Run Quiz Checkpoint 3 after synthesis.
Quiz Checkpoint 3 — Framework Selection & Prioritization Philosophy
Q1: "Dan Olsen's Opportunity Score ranks problems, not features. Why is that an important distinction? What mistake does it help you avoid?"
- Opportunity Score keeps you in the problem space before jumping to solutions. The mistake it prevents: building a feature (solution) before validating that the underlying problem is important and underserved. A high Opportunity Score means users care a lot and are dissatisfied — that's a validated problem worth solving. Then you can use RICE/ICE to evaluate which solution to build for that problem.
Q2: "The HiPPO effect means the highest-paid person in the room determines priorities. How do prioritization frameworks defend against this, and where do they fail to defend against it?"
- Frameworks provide transparent, data-backed rationale that makes it harder (but not impossible) to override with opinion alone. "I disagree with your AI feature prioritization" is harder to maintain when you have a RICE score of 52K vs. Advanced Search at 114K. But frameworks fail when: (a) the HiPPO changes the input estimates ("I think Reach for AI is 500K, not 150K"), (b) the framework is applied after the decision is made (post-hoc rationalization), (c) non-quantifiable strategic factors the HiPPO cares about genuinely aren't captured in the framework.
Q3: "When should you NOT use a prioritization framework, and rely on pure strategic judgment instead?"

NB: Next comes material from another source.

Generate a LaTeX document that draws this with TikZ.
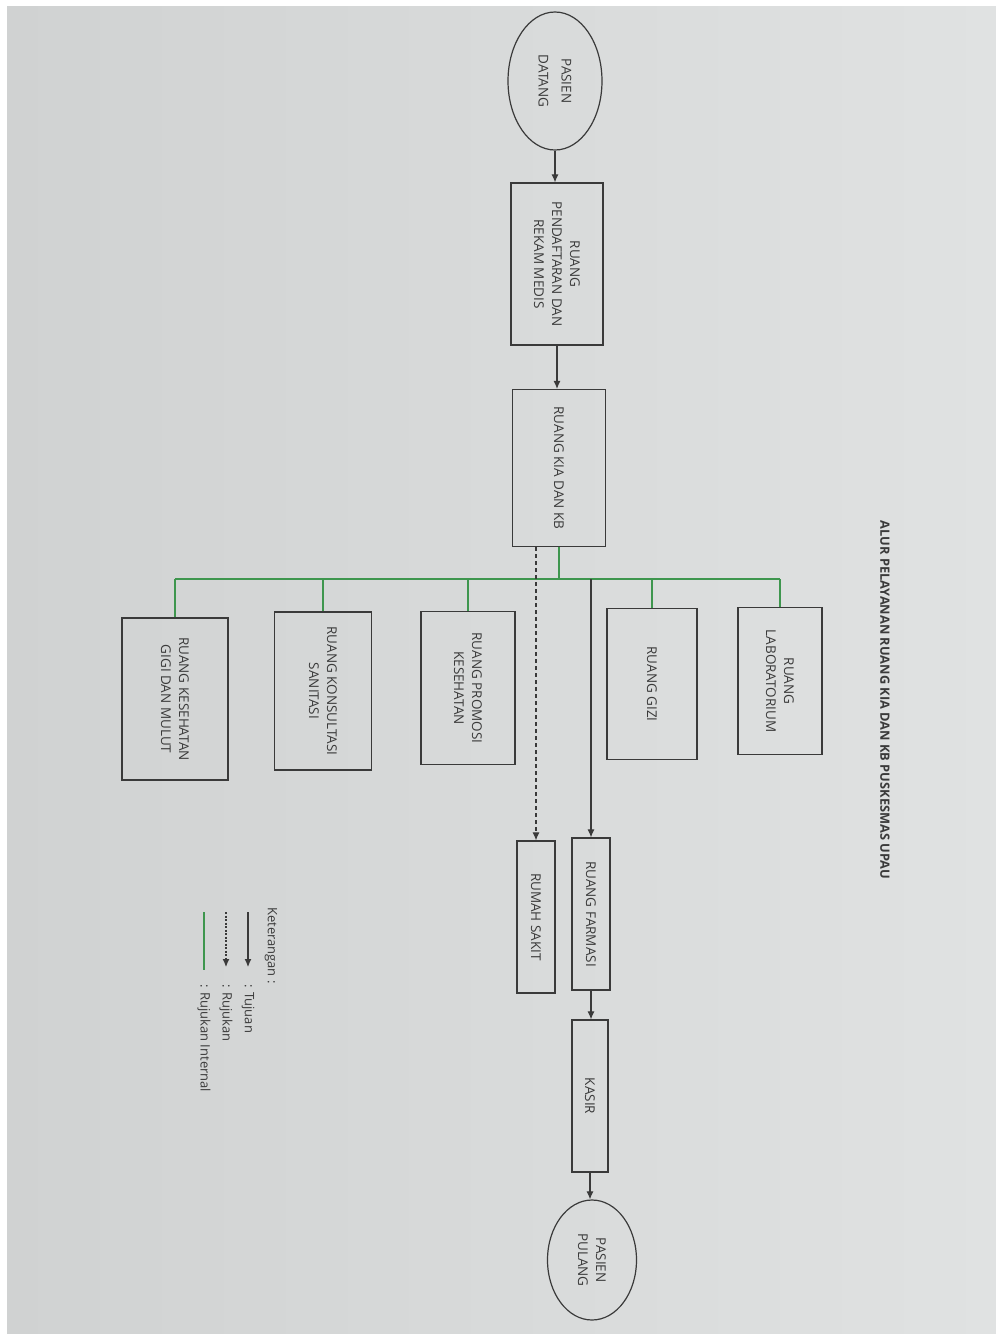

- When the decision is primarily about strategy, not tactics (e.g., should we enter the enterprise market at all?). When all options have highly uncertain estimates (frameworks create false precision). When you're choosing between options that serve fundamentally different user segments (frameworks assume commensurable value). When the decision requires input from stakeholders who won't trust a black-box formula (relationship capital > numerical output). Judgment is always involved — frameworks structure judgment, they don't replace it.
Closing the Module
After Quiz Checkpoint 3, provide a comprehensive summary:
- What you practiced: RICE, ICE, Opportunity Score applied to a real backlog; framework comparison and synthesis
- Key frameworks used: RICE (Intercom), ICE (Sean Ellis), Opportunity Score (Dan Olsen)
- Most important insight: What happened when the frameworks disagreed — and why that's the most valuable learning
- Performance summary: 2 specific strengths + 1 growth area
- Recommended next step: "If you want to practice defending your prioritization to skeptical stakeholders, try the
learn-stakeholder-management module."
Adaptive Difficulty Rules
- Math errors: Correct them gently and move on — this isn't a math test, it's a judgment test.
- Struggling with framework rationale: Offer the principle before asking for application. "Before you score ICE Ease for Team Collaboration, let me explain what Ease is capturing — it's essentially the inverse of effort. How long does your engineering team think it would take?"
- Advanced learner: "The AI Writing Assistant uses a Confidence of 70% in our RICE estimates. In reality, how would you actually estimate Confidence? What data sources would you consult?"
- Always end with the strategic synthesis question — that's where the real learning happens.